┌──

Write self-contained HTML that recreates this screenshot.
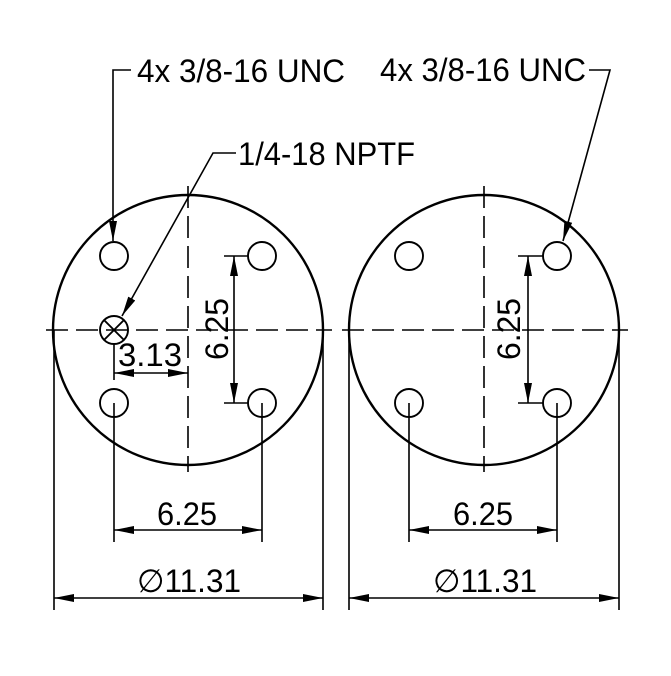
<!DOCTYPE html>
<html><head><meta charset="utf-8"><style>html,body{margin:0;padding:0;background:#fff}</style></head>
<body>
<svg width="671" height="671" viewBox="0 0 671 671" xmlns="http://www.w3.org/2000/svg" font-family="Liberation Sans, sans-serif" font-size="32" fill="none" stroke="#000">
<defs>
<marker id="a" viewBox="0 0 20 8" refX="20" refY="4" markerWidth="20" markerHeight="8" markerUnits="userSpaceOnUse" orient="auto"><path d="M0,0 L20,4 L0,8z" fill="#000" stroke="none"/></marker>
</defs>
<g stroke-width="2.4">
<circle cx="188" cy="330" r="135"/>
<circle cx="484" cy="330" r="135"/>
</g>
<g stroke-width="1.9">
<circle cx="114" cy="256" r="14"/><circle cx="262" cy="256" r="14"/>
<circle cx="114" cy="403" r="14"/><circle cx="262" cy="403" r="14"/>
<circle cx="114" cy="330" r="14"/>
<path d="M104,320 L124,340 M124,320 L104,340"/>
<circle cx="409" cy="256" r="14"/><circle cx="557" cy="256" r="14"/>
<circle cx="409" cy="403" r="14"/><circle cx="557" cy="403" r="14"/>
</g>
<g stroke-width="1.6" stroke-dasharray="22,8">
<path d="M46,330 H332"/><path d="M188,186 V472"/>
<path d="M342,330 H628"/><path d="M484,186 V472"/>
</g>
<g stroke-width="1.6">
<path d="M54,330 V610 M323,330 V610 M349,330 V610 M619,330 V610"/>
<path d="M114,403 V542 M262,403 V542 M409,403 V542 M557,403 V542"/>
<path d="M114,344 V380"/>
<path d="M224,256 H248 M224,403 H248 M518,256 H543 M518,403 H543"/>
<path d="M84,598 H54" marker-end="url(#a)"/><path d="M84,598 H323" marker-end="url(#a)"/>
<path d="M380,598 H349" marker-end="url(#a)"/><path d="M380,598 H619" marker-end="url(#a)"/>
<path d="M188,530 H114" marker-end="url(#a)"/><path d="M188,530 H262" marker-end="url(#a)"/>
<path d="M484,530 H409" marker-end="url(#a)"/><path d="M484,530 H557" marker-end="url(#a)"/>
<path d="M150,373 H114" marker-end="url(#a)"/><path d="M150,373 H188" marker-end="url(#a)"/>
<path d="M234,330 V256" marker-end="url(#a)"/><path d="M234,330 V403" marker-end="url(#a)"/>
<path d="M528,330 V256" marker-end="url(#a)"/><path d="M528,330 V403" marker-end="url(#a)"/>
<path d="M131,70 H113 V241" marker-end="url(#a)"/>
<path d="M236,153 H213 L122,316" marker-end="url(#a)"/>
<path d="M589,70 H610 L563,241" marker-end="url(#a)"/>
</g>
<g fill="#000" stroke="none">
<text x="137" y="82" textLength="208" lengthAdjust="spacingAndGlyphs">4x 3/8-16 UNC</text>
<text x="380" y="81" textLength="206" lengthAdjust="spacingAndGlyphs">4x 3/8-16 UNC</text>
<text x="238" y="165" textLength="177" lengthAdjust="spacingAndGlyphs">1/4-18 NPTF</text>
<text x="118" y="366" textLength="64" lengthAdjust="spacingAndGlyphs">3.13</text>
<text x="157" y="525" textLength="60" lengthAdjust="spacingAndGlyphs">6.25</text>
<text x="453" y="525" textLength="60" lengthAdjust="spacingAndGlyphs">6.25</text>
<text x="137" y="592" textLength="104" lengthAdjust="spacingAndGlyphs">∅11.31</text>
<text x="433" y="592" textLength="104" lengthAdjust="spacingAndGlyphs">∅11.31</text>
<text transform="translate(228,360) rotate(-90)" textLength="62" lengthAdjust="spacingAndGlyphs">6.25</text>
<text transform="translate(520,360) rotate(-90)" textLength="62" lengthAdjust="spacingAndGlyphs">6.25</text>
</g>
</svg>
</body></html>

└──

**EXERCISE:** Except for the pictures, copy the material above exactly.

**REPLY TO THE TASK:**
Write self-contained HTML that recreates this screenshot.
<!DOCTYPE html>
<html><head><meta charset="utf-8"><style>html,body{margin:0;padding:0;background:#fff}</style></head>
<body>
<svg width="671" height="671" viewBox="0 0 671 671" xmlns="http://www.w3.org/2000/svg" font-family="Liberation Sans, sans-serif" font-size="32" fill="none" stroke="#000">
<defs>
<marker id="a" viewBox="0 0 20 8" refX="20" refY="4" markerWidth="20" markerHeight="8" markerUnits="userSpaceOnUse" orient="auto"><path d="M0,0 L20,4 L0,8z" fill="#000" stroke="none"/></marker>
</defs>
<g stroke-width="2.4">
<circle cx="188" cy="330" r="135"/>
<circle cx="484" cy="330" r="135"/>
</g>
<g stroke-width="1.9">
<circle cx="114" cy="256" r="14"/><circle cx="262" cy="256" r="14"/>
<circle cx="114" cy="403" r="14"/><circle cx="262" cy="403" r="14"/>
<circle cx="114" cy="330" r="14"/>
<path d="M104,320 L124,340 M124,320 L104,340"/>
<circle cx="409" cy="256" r="14"/><circle cx="557" cy="256" r="14"/>
<circle cx="409" cy="403" r="14"/><circle cx="557" cy="403" r="14"/>
</g>
<g stroke-width="1.6" stroke-dasharray="22,8">
<path d="M46,330 H332"/><path d="M188,186 V472"/>
<path d="M342,330 H628"/><path d="M484,186 V472"/>
</g>
<g stroke-width="1.6">
<path d="M54,330 V610 M323,330 V610 M349,330 V610 M619,330 V610"/>
<path d="M114,403 V542 M262,403 V542 M409,403 V542 M557,403 V542"/>
<path d="M114,344 V380"/>
<path d="M224,256 H248 M224,403 H248 M518,256 H543 M518,403 H543"/>
<path d="M84,598 H54" marker-end="url(#a)"/><path d="M84,598 H323" marker-end="url(#a)"/>
<path d="M380,598 H349" marker-end="url(#a)"/><path d="M380,598 H619" marker-end="url(#a)"/>
<path d="M188,530 H114" marker-end="url(#a)"/><path d="M188,530 H262" marker-end="url(#a)"/>
<path d="M484,530 H409" marker-end="url(#a)"/><path d="M484,530 H557" marker-end="url(#a)"/>
<path d="M150,373 H114" marker-end="url(#a)"/><path d="M150,373 H188" marker-end="url(#a)"/>
<path d="M234,330 V256" marker-end="url(#a)"/><path d="M234,330 V403" marker-end="url(#a)"/>
<path d="M528,330 V256" marker-end="url(#a)"/><path d="M528,330 V403" marker-end="url(#a)"/>
<path d="M131,70 H113 V241" marker-end="url(#a)"/>
<path d="M236,153 H213 L122,316" marker-end="url(#a)"/>
<path d="M589,70 H610 L563,241" marker-end="url(#a)"/>
</g>
<g fill="#000" stroke="none">
<text x="137" y="82" textLength="208" lengthAdjust="spacingAndGlyphs">4x 3/8-16 UNC</text>
<text x="380" y="81" textLength="206" lengthAdjust="spacingAndGlyphs">4x 3/8-16 UNC</text>
<text x="238" y="165" textLength="177" lengthAdjust="spacingAndGlyphs">1/4-18 NPTF</text>
<text x="118" y="366" textLength="64" lengthAdjust="spacingAndGlyphs">3.13</text>
<text x="157" y="525" textLength="60" lengthAdjust="spacingAndGlyphs">6.25</text>
<text x="453" y="525" textLength="60" lengthAdjust="spacingAndGlyphs">6.25</text>
<text x="137" y="592" textLength="104" lengthAdjust="spacingAndGlyphs">∅11.31</text>
<text x="433" y="592" textLength="104" lengthAdjust="spacingAndGlyphs">∅11.31</text>
<text transform="translate(228,360) rotate(-90)" textLength="62" lengthAdjust="spacingAndGlyphs">6.25</text>
<text transform="translate(520,360) rotate(-90)" textLength="62" lengthAdjust="spacingAndGlyphs">6.25</text>
</g>
</svg>
</body></html>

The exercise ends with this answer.